Jamie Smith, CEO of EngineReady — a search marketing company with several Fortune 500 clients — has a bad beat story that is a cautionary tale for consultants in the search industry. His company became responsible for hundreds of thousands of dollars in AdWords spend.
Smith had worked with this company for more than three years and billed them for PPC spends without problems. But when the company suddenly went out of business, Smith’s company, which had been paying Google directly and billing the client, found themselves liable for the money spent.
- Use the client’s credit cards or have Google invoice them directly. Set up your client and make sure their payment information is listed, not yours.
- Consider structuring a deal where most of the payment is upfront.
- Request a significant down payment to make sure risk is shared between the two parties at the outset.
- Factor in credit card billing processing fees. Over time, this charge adds up.
This question of how consultants should structure pay for PPC spends by their clients has a number of caveats.

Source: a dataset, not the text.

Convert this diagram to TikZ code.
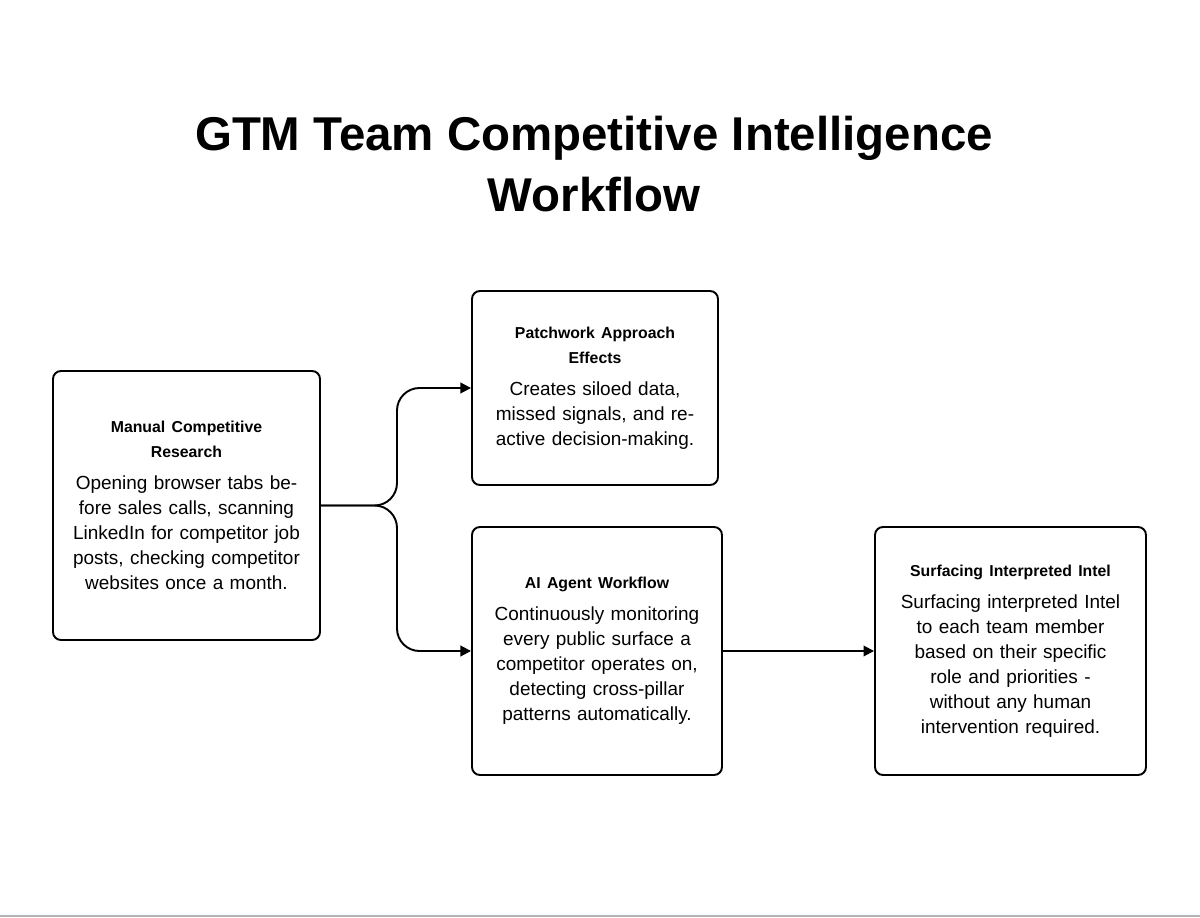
\documentclass[tikz,border=0pt]{standalone}
\usepackage{fontspec}
\setmainfont{Liberation Sans}
\usetikzlibrary{arrows.meta}
\tikzset{
  box/.style={draw, line width=1.1pt, rounded corners=0.16cm, align=center,
    font=\fontsize{10.8}{14.2}\selectfont},
  head/.style={font=\bfseries\fontsize{9}{11.5}\selectfont},
  link/.style={line width=1.1pt, -{Triangle[length=6pt,width=6pt]}}
}
\begin{document}
\begin{tikzpicture}[x=0.02cm, y=-0.02cm]
  \useasboundingbox (0,0) rectangle (1200,918);
  \draw[gray!60, line width=0.8pt] (0,916) -- (1200,916);

  \node (Title) at (594,164) [align=center, font=\bfseries\fontsize{27}{35}\selectfont]
    {GTM Team Competitive Intelligence\\Workflow};

  \node (Manual) [box, minimum width=267*0.02cm, minimum height=269*0.02cm, text width=4.7cm] at (186.5,505.5)
    {{\bfseries\fontsize{9}{11.5}\selectfont Manual Competitive\\Research}\\[4pt]
     Opening browser tabs before sales calls, scanning LinkedIn for competitor job posts, checking competitor websites once a month.};
  \node (Patch) [box, minimum width=246*0.02cm, minimum height=194*0.02cm, text width=4.3cm] at (595,388)
    {{\bfseries\fontsize{9}{11.5}\selectfont Patchwork Approach\\Effects}\\[4pt]
     Creates siloed data, missed signals, and reactive decision-making.};
  \node (Agent) [box, minimum width=250*0.02cm, minimum height=248*0.02cm, text width=4.4cm] at (597,651)
    {{\bfseries\fontsize{9}{11.5}\selectfont AI Agent Workflow}\\[4pt]
     Continuously monitoring every public surface a competitor operates on, detecting cross-pillar patterns automatically.};
  \node (Intel) [box, minimum width=271*0.02cm, minimum height=248*0.02cm, text width=4.4cm] at (1010.5,651)
    {{\bfseries\fontsize{9}{11.5}\selectfont Surfacing Interpreted Intel}\\[4pt]
     Surfacing interpreted Intel to each team member based on their specific role and priorities - without any human intervention required.};

  \coordinate (Split) at (397,505.5);
  \draw[link, rounded corners=0.45cm] (Manual.east) -- (Split) |- (Patch.west);
  \draw[link, rounded corners=0.45cm] (Manual.east) -- (Split) |- (Agent.west);
  \draw[link] (Agent.east) -- (Intel.west);
\end{tikzpicture}
\end{document}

When you use the client’s credit cards to pay for PPC spends, Google will hand over the accounts to the clients regardless of any money they may owe the consultant. Given much of the work on a PPC campaign is done in the beginning, consultants who spread the payments through a contracted period of time can find a client leave and take over the account when this work is completed and not be fully compensated for the efforts.
I asked a number of well-respected people in the PPC space how they deal with pay and got some great insights.
Andrew Goodman, CEO of Page Zero and author of “Winning Results with Google AdWords,” said he typically uses the client’s cards or has Google invoice them directly. In the few cases where Google invoices his company, the clients prepay the expected spend.
“In terms of our service fee, technically it is always possible for someone to leave early on our contract. Depending on the terms of the contract, that might or might not mean they are in breach. We hope it does not come to that, and it rarely does. It’s important that business deals like this operate on good faith as well as on the basis of contracts,” Goodman said.
Lauren Vaccarello, of LV Logic, said she sets up a client and makes sure their payment information is listed.
“I don’t want to be responsible for paying their PPC bill and hope they pay me,” Vaccarello said. “Too much can go wrong in that scenario.”
SEW Expert Melissa Mackey, search marketing manager at Fluency Media, who also writes Beyond The Paid, said this: “We generally charge a set-up fee and set up client accounts under our MCC.” The MCC is Google’s AdWords interface for dealing with multiple clients and/or campaigns
Sometimes, however, clients just stop paying for the services and take over the campaigns themselves, which they have every right to, but this leaves no redress for the consultants to get paid any monies owed.
“Luckily, we’ve never had a client try to take over their account. When clients leave, it’s usually on good terms and we either release their account from the MCC, or do a download to Excel from AdWords Editor and send it to them,” Mackey said.
Vaccarello also pointed out that, as a consultant, “you need to do what you can to minimize risk.”
SEOBook’s Aaron Wall, who also does limited client work, said he has structured a number of deals where most of the payment was upfront.
“In some cases, we have also used the client’s credit cards, but billed them separately for our hours,” Wall said. “I don’t really see it as a problem if the client wants to own their own data. Ideally the consultant should be able to add value through maintenance and improvements if they want recurring fees.”
Goodman said that, in terms of clients “taking over” their own accounts, this is generally their prerogative.
“We find our renewal rate is very high and that the vast majority of clients want us to see the service through to the end,” Goodman said. “There has to be value there — search marketing is certainly not the only industry subject to the build-or-buy, in-house-or-outsource, dilemma. If external providers didn’t provide value, you’d see every company setting up their own mini ad agency in-house. That has never happened, as it doesn’t make economic sense.”
Wall recommends that “all consultants and agencies request a significant down payment to make sure the risk is fairly shared between the two parties coming to an arrangement at the outset. On the client side it is not readily apparent how disruptive it can be to have a project terminate early; agencies may have turned away other business to work with that client.”
Smith also passed along another caveat with credit card billing that many companies may overlook: when clients pay using credit cards, the consultant has to pay the processing fees. Over time, this 3 to 4 percent charge adds up unless factored in to the equation.
It should be particularly noted when a client pays for money the consultant has paid to the engines using a credit card. Unless the fees are added upfront, the consultant is out that money for every spend, which adds up when monthly spends are in the tens or hundreds of thousands.
“Client retention and fair play that we see might also be due to our experience in spotting red flags of clients who talk a certain short-term language of ‘quick setup’ and exhibit certain signs of not intending to pay in full,” Goodman said. “I will say, though, it is impossible to expect/predict bad behavior if a major brand or a well-known management team turns out to be rotten.”
Beware of bad beats. Take steps to minimize your exposure.